• **Problem to work on**
Write each line of the material exactly as given, from the top through the line that contains "const guideDashPhase = [39, 20, 20, 21, 20, 20, 27, 27];", and omit all pictures.

________________________________________

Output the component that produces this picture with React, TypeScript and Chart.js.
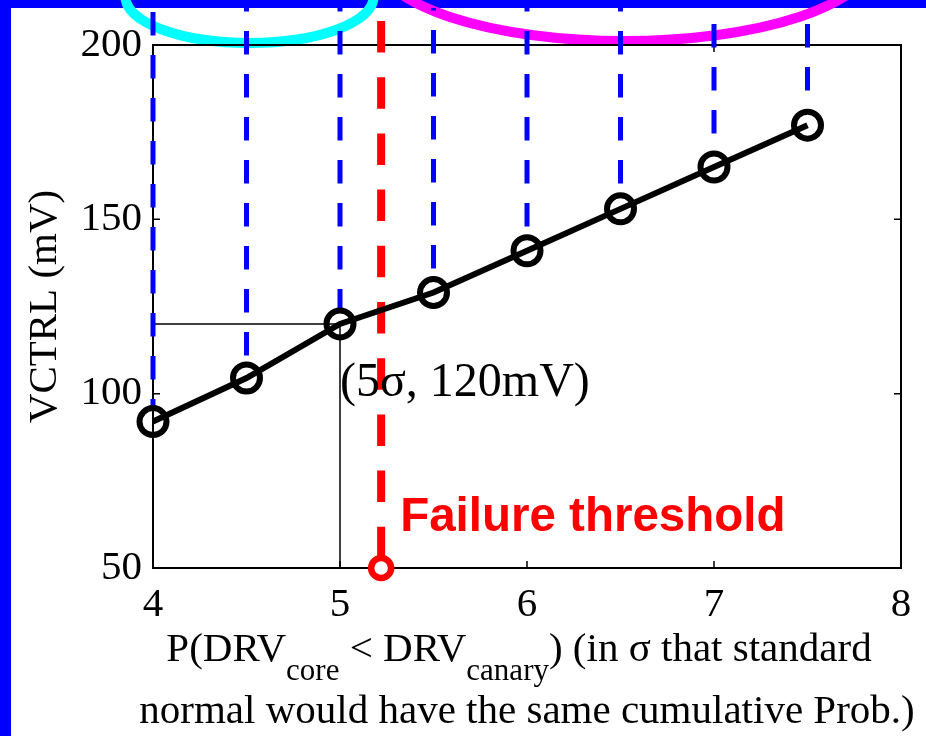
import React, { useEffect, useRef } from 'react';
import { Chart, registerables } from 'chart.js';

Chart.register(...registerables);

// Control voltage needed at each canary strength (in sigma)
const sigmaLevels = [4, 4.5, 5, 5.5, 6, 6.5, 7, 7.5];
const vctrlMv = [92, 104.5, 120, 129, 141, 153, 165, 177];

const xTickValues = [4, 5, 6, 7, 8];
const yTickValues = [50, 100, 150, 200];

// Failure threshold marker
const failureSigma = 5.22;
const failureMv = 50;

// Highlighted operating point
const markedIndex = 2;
const markedLabel = '(5σ, 120mV)';
const failureLabel = 'Failure threshold';

const yTitle = 'VCTRL (mV)';
const xTitleLine1: [string, boolean][] = [
  ['P(DRV', false],
  ['core', true],
  [' < DRV', false],
  ['canary', true],
  [') (in σ that standard', false],
];
const xTitleLine2 = 'normal would have the same cumulative Prob.)';

const SERIF = "'Liberation Serif', 'Times New Roman', serif";
const SANS = "'Liberation Sans', Arial, sans-serif";

// dash phase of each vertical guide where it leaves the top band
const guideDashPhase = [39, 20, 20, 21, 20, 20, 27, 27];

const decorPlugin = {
  id: 'decor',
  beforeDraw(chart: any) {
    const { ctx, width, height } = chart;
    const x = chart.scales.x;
    ctx.save();
    ctx.fillStyle = '#ffffff';
    ctx.fillRect(0, 0, width, height);
    ctx.fillStyle = '#0000ff';
    ctx.fillRect(0, 0, width, 8);
    ctx.fillRect(0, 0, 11, height);

    // group outlines
    ctx.lineWidth = 10;
    ctx.strokeStyle = '#00ffff';
    ctx.beginPath();
    ctx.ellipse(x.getPixelForValue(4.5) + 3, -3, 124, 46, 0, 0, Math.PI * 2);
    ctx.stroke();
    ctx.strokeStyle = '#ff00ff';
    ctx.beginPath();
    ctx.ellipse(x.getPixelForValue(6.5) + 4, -42, 248, 83, 0, 0, Math.PI * 2);
    ctx.stroke();
    ctx.restore();
  },
  beforeDatasetsDraw(chart: any) {
    const { ctx, chartArea } = chart;
    const x = chart.scales.x;
    const y = chart.scales.y;
    ctx.save();

    // box: top and right edges
    ctx.strokeStyle = '#000';
    ctx.lineWidth = 2;
    ctx.beginPath();
    ctx.moveTo(chartArea.left, chartArea.top);
    ctx.lineTo(chartArea.right, chartArea.top);
    ctx.lineTo(chartArea.right, chartArea.bottom);
    ctx.stroke();

    // inward tick marks on all four sides
    ctx.lineWidth = 1.5;
    const tl = 7;
    ctx.beginPath();
    xTickValues.slice(1, -1).forEach((v) => {
      const px = x.getPixelForValue(v);
      ctx.moveTo(px, chartArea.bottom);
      ctx.lineTo(px, chartArea.bottom - tl);
      ctx.moveTo(px, chartArea.top);
      ctx.lineTo(px, chartArea.top + tl);
    });
    yTickValues.slice(1, -1).forEach((v) => {
      const py = y.getPixelForValue(v);
      ctx.moveTo(chartArea.left, py);
      ctx.lineTo(chartArea.left + tl, py);
      ctx.moveTo(chartArea.right, py);
      ctx.lineTo(chartArea.right - tl, py);
    });
    ctx.stroke();

    // thin guide to the highlighted point
    const mx = x.getPixelForValue(sigmaLevels[markedIndex]);
    const my = y.getPixelForValue(vctrlMv[markedIndex]);
    ctx.beginPath();
    ctx.moveTo(chartArea.left, my);
    ctx.lineTo(mx, my);
    ctx.lineTo(mx, chartArea.bottom);
    ctx.stroke();

    // blue dashed verticals from the top band down to each point
    ctx.strokeStyle = '#0000ff';
    ctx.lineWidth = 5;
    ctx.lineCap = 'butt';
    sigmaLevels.forEach((s, i) => {
      const px = x.getPixelForValue(s);
      const py = y.getPixelForValue(vctrlMv[i]);
      ctx.setLineDash([23.5, 19.5]);
      ctx.lineDashOffset = guideDashPhase[i];
      ctx.beginPath();
      ctx.moveTo(px, 8);
      ctx.lineTo(px, py - 14);
      ctx.stroke();
    });

    // failure threshold
    const fx = x.getPixelForValue(failureSigma);
    const fy = y.getPixelForValue(failureMv);
    ctx.strokeStyle = '#ff0000';
    ctx.lineWidth = 8;
    ctx.setLineDash([31.5, 24.7]);
    ctx.lineDashOffset = 0;
    ctx.beginPath();
    ctx.moveTo(fx, 21);
    ctx.lineTo(fx, fy);
    ctx.stroke();
    ctx.setLineDash([]);
    ctx.fillStyle = '#ffffff';
    ctx.lineWidth = 6.5;
    ctx.beginPath();
    ctx.arc(fx, fy, 10, 0, Math.PI * 2);
    ctx.fill();
    ctx.stroke();
    ctx.restore();
  },
  afterDraw(chart: any) {
    const { ctx, chartArea } = chart;
    const x = chart.scales.x;
    ctx.save();
    ctx.textBaseline = 'alphabetic';
    ctx.textAlign = 'left';

    // annotations
    ctx.fillStyle = '#000';
    ctx.font = `48px ${SERIF}`;
    ctx.fillText(markedLabel, x.getPixelForValue(sigmaLevels[markedIndex]), 396);
    ctx.fillStyle = '#ff0000';
    ctx.font = `bold 47.5px ${SANS}`;
    ctx.fillText(failureLabel, x.getPixelForValue(failureSigma) + 19, 531);

    // x-axis title with subscripts
    ctx.fillStyle = '#000';
    const mainFont = `41px ${SERIF}`;
    const subFont = `31px ${SERIF}`;
    let total = 0;
    xTitleLine1.forEach(([t, sub]) => {
      ctx.font = sub ? subFont : mainFont;
      total += ctx.measureText(t).width;
    });
    const centre = (chartArea.left + chartArea.right) / 2;
    let cx = centre - 8 - total / 2;
    xTitleLine1.forEach(([t, sub]) => {
      ctx.font = sub ? subFont : mainFont;
      ctx.fillText(t, cx, sub ? 680 : 661);
      cx += ctx.measureText(t).width;
    });
    ctx.font = mainFont;
    ctx.textAlign = 'center';
    ctx.fillText(xTitleLine2, centre, 723);
    ctx.restore();
  },
};

export default function App() {
  const canvasRef = useRef<HTMLCanvasElement>(null);

  useEffect(() => {
    document.body.style.margin = '0';
    const canvas = canvasRef.current;
    if (!canvas) return;
    const tickFont = { family: SERIF, size: 41 };
    const chart = new Chart(canvas, {
      type: 'line',
      data: {
        datasets: [
          {
            data: sigmaLevels.map((s, i) => ({ x: s, y: vctrlMv[i] })),
            borderColor: '#000',
            borderWidth: 6,
            pointRadius: 13.5,
            pointBorderWidth: 6,
            pointBackgroundColor: 'rgba(0,0,0,0)',
            pointBorderColor: '#000',
            pointHoverRadius: 13.5,
            tension: 0,
            clip: false as any,
          },
        ],
      },
      options: {
        responsive: false,
        animation: false,
        devicePixelRatio: 1,
        events: [],
        layout: { padding: { top: 45, right: 25, left: 0, bottom: 0 } },
        plugins: {
          legend: { display: false },
          tooltip: { enabled: false },
        },
        scales: {
          x: {
            type: 'linear',
            min: 4,
            max: 8,
            afterBuildTicks: (s: any) => {
              s.ticks = xTickValues.map((v) => ({ value: v }));
            },
            afterFit: (s: any) => {
              s.height = 168;
            },
            grid: { display: false },
            border: { display: true, color: '#000', width: 2 },
            ticks: { font: tickFont, color: '#000', padding: 5, maxRotation: 0, autoSkip: false },
          },
          y: {
            type: 'linear',
            min: 50,
            max: 200,
            afterBuildTicks: (s: any) => {
              s.ticks = yTickValues.map((v) => ({ value: v }));
            },
            afterFit: (s: any) => {
              s.width = 153;
            },
            grid: { display: false },
            border: { display: true, color: '#000', width: 2 },
            ticks: { font: tickFont, color: '#000', padding: 3, autoSkip: false },
            title: {
              display: true,
              text: yTitle,
              color: '#000',
              font: { family: SERIF, size: 41 },
              padding: { top: 21, bottom: 0 },
            },
          },
        },
      },
      plugins: [decorPlugin],
    });
    return () => chart.destroy();
  }, []);

  return <canvas ref={canvasRef} width={926} height={736} style={{ display: 'block' }} />;
}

________________________________________

• **Output for this task**
Output the component that produces this picture with React, TypeScript and Chart.js.
import React, { useEffect, useRef } from 'react';
import { Chart, registerables } from 'chart.js';

Chart.register(...registerables);

// Control voltage needed at each canary strength (in sigma)
const sigmaLevels = [4, 4.5, 5, 5.5, 6, 6.5, 7, 7.5];
const vctrlMv = [92, 104.5, 120, 129, 141, 153, 165, 177];

const xTickValues = [4, 5, 6, 7, 8];
const yTickValues = [50, 100, 150, 200];

// Failure threshold marker
const failureSigma = 5.22;
const failureMv = 50;

// Highlighted operating point
const markedIndex = 2;
const markedLabel = '(5σ, 120mV)';
const failureLabel = 'Failure threshold';

const yTitle = 'VCTRL (mV)';
const xTitleLine1: [string, boolean][] = [
  ['P(DRV', false],
  ['core', true],
  [' < DRV', false],
  ['canary', true],
  [') (in σ that standard', false],
];
const xTitleLine2 = 'normal would have the same cumulative Prob.)';

const SERIF = "'Liberation Serif', 'Times New Roman', serif";
const SANS = "'Liberation Sans', Arial, sans-serif";

// dash phase of each vertical guide where it leaves the top band
const guideDashPhase = [39, 20, 20, 21, 20, 20, 27, 27];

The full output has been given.